Due to the wide range of experiences from the qualification of non-destructive testing systems (Swiss non-destructive testing qualification body), the SVTI has taken over the management of work package 4 ‘Application and validation’. The challenge now faced by the European research project is, among other things, to validate a test system under the most realistic possible boundary conditions based on machine learning approaches. Determining the performance of such test systems, the functionality of which is only partially understood due to machine learning, will also be relevant in the future for further qualifications, particularly with regard to the reliability of test systems in field applications with varying boundary conditions.

The project is funded by the EU under the Euratom research and training programme 2014-2018 under grant agreement no. 755330.


The international research project PIONIC continues the investigations into the performance of current and new NDT processes and testing techniques carried out in the previous research programmes PINC (International Program for Inspection of Nickel-alloy Components) and PARENT (Program to Assess the Reliability of Emerging Nondestructive Techniques). The overall goal of these activities between the United States (NRC, PNNL, EPRI), Sweden (SSM, SQC), Finland (VTT, Aalto University), Korea (SKKU, KINS), Japan (MHI, JAPEIC) and Switzerland (ENSI, PSI, SVTI) is to determine the performance of the NDT testing techniques used (ultrasound and eddy current) for the verification and characterisation of simulated stress corrosion cracks (SCC).  Furthermore, the understanding of influencing factors such as defect and weld seam properties must be expanded to include defect detection and defect size determination. Series of international round robin tests (RRT) were therefore carried out on open test samples and blind test samples of different geometries with austenitic weld seams and mixed weld seams with the involvement of commercial providers, laboratories and universities. The applied testing techniques were quantitatively assessed and compared using the ‘hit-miss’ probability of detection (POD) approach. In order to expand the number of test defects for the performance evaluation, artificial stress corrosion cracks – generated by modelling and simulation as well as by the reproduction of real crack indications – were examined in addition to the creation of real stress corrosion cracks. Both sources serve to refine the POD calculation and thus the performance evaluation through a larger number of test defects. Based on the empirical tests and the update of the POD analyses through artificial test defect responses, a procedure will be developed to realistically quantify performance. Furthermore, the assessment of the data should be supported by artificial intelligence. The developed procedure must be summarised in a nuclear-specific guide for the implementation of POD analyses for the assessment of test techniques in nuclear technology.

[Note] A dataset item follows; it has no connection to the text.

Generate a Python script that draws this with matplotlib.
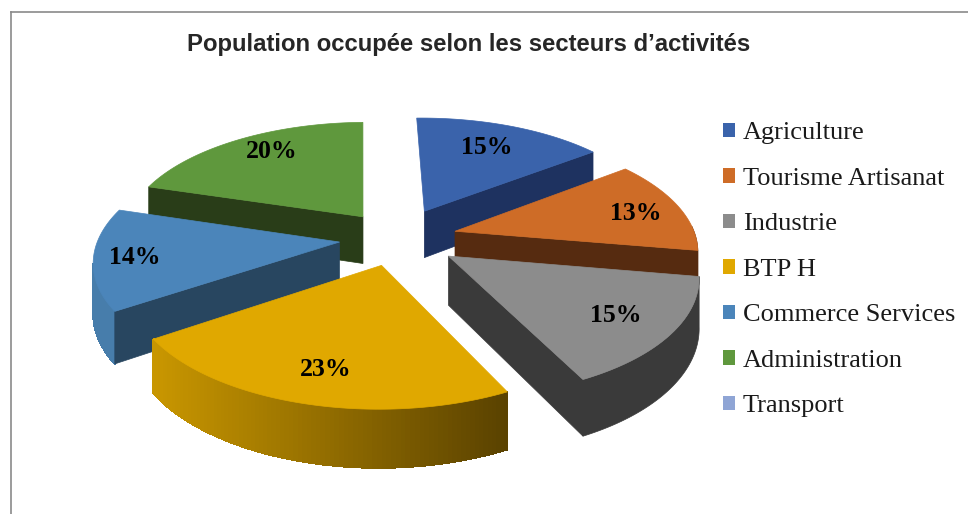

The following task groups were established in the PIONIC research project:

  • Task Group 1 ‘NDE modelling and simulation’
  • Task Group 2 ‘Flaw relevance evaluation’
  • Task Group 3 ‘Materials degradation monitoring’
  • Task Group 4 ‘Probability of detection analysis’
  • Task Group 5 ‘Machine learning’


The international research project with contributions from supervisory authorities, companies, universities and research institutions is financed by ‘in-kind contributions’ from the project partners.

ASTRA research project – ‘Detection and location of gravel pockets in concrete components’

To ensure the stability and durability of reinforced concrete structures, careful construction is of key importance in addition to the structural dimensioning of the design to permanently ensure the corrosion protection of the inserted reinforcement against environmental influences, among other things. This also includes the defect-free concreting of the concrete components. The verification of fault-free concreting or the detection of defective areas in the form of gravel pockets or segregation (which can occur, for example, with densely reinforced component cross-sections, high concreting heights or complex geometries) has so far only been carried out as quality control after concreting in a few individual cases. The aim of this research project is to determine the practical building boundary conditions of reinforced concrete components under which gravel pockets or segregation can be reliably detected and quantified without destruction. For this purpose, the first step involves determining typical gravel pocket characteristics, which are then simulated experimentally. These artificial gravel pockets are then examined using acoustic methods such as the ultrasound technique or the impact echo method. These experimental examinations are supported by initial test problem modelling approaches. Finally, recommendations are formulated with boundary conditions under which a gravel pocket or segregation can be reliably detected in practice.

The following work packages are being executed in the project:

  • Literature research on typical gravel pocket characteristics and associated signal responses
  • Creation of test samples and practical studies
  • Modelling of test samples and theoretical examinations
  • Recommendations for the detectability of gravel pockets or for an optimal NDT system


The national research project, managed together with the project partner TFB AG (Swiss company specialising in technology and research in concrete construction), is funded by the Federal Roads Office (FEDRO) under project number AGB 2018/006 ‘Non-destructive detection of gravel pockets in reinforced concrete components’.